Goal of the exercise
Write out exactly the lines between the line containing "Recreate this image" and the line containing "const fmt = (v: number) => v.toFixed(1);", including both of those lines, and nothing more.

Supplied material
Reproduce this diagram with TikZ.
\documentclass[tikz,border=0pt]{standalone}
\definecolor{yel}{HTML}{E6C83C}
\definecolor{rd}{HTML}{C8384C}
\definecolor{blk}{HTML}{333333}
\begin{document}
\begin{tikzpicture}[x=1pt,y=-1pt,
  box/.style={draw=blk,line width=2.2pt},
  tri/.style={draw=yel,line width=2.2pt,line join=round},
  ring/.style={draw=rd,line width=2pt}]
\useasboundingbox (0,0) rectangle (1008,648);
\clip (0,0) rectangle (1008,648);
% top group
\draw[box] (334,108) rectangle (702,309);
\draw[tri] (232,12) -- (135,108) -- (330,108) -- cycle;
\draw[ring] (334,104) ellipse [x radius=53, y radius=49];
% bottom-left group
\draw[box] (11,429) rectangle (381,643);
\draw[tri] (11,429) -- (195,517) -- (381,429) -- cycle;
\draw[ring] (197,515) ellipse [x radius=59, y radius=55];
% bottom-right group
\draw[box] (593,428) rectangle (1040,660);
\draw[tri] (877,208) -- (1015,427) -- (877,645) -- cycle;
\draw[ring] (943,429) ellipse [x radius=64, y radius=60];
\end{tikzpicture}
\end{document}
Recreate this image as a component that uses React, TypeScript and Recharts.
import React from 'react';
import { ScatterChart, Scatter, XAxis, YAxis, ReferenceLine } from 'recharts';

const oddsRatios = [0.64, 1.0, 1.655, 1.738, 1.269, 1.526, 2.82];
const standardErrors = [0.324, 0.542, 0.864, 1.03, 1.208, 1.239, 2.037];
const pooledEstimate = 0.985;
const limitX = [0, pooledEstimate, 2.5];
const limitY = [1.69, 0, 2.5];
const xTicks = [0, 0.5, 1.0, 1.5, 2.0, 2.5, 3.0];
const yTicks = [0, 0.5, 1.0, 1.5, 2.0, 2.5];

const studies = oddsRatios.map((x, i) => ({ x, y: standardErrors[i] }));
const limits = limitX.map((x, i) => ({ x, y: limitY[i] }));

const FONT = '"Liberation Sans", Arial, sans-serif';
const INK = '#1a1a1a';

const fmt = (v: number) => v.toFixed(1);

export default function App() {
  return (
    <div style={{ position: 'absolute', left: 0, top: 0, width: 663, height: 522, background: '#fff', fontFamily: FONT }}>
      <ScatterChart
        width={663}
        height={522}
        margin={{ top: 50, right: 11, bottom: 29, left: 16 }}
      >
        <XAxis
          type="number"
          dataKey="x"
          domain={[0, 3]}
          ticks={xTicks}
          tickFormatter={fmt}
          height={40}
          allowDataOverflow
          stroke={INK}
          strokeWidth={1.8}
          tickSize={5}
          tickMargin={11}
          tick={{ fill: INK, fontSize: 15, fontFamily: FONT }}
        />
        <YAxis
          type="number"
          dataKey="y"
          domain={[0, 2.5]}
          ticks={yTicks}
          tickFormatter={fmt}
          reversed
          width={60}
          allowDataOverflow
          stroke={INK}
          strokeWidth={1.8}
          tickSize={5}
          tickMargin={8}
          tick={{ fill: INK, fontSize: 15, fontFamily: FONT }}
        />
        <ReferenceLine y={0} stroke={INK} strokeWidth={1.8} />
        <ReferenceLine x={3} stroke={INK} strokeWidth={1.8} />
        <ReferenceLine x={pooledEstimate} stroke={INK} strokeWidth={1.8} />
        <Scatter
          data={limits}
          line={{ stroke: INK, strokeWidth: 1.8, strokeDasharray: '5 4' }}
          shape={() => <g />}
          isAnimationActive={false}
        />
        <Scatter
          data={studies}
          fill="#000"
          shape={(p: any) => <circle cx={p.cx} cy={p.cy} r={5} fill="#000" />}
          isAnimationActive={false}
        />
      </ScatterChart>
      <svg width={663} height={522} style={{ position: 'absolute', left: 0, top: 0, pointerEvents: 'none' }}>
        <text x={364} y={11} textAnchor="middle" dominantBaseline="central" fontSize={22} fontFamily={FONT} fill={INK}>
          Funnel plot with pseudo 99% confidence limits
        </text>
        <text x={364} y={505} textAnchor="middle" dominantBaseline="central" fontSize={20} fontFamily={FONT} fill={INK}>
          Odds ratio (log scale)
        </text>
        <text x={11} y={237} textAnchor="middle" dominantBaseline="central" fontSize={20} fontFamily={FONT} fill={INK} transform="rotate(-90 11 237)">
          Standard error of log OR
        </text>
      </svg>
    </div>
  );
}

Final result
Recreate this image as a component that uses React, TypeScript and Recharts.
import React from 'react';
import { ScatterChart, Scatter, XAxis, YAxis, ReferenceLine } from 'recharts';

const oddsRatios = [0.64, 1.0, 1.655, 1.738, 1.269, 1.526, 2.82];
const standardErrors = [0.324, 0.542, 0.864, 1.03, 1.208, 1.239, 2.037];
const pooledEstimate = 0.985;
const limitX = [0, pooledEstimate, 2.5];
const limitY = [1.69, 0, 2.5];
const xTicks = [0, 0.5, 1.0, 1.5, 2.0, 2.5, 3.0];
const yTicks = [0, 0.5, 1.0, 1.5, 2.0, 2.5];

const studies = oddsRatios.map((x, i) => ({ x, y: standardErrors[i] }));
const limits = limitX.map((x, i) => ({ x, y: limitY[i] }));

const FONT = '"Liberation Sans", Arial, sans-serif';
const INK = '#1a1a1a';

const fmt = (v: number) => v.toFixed(1);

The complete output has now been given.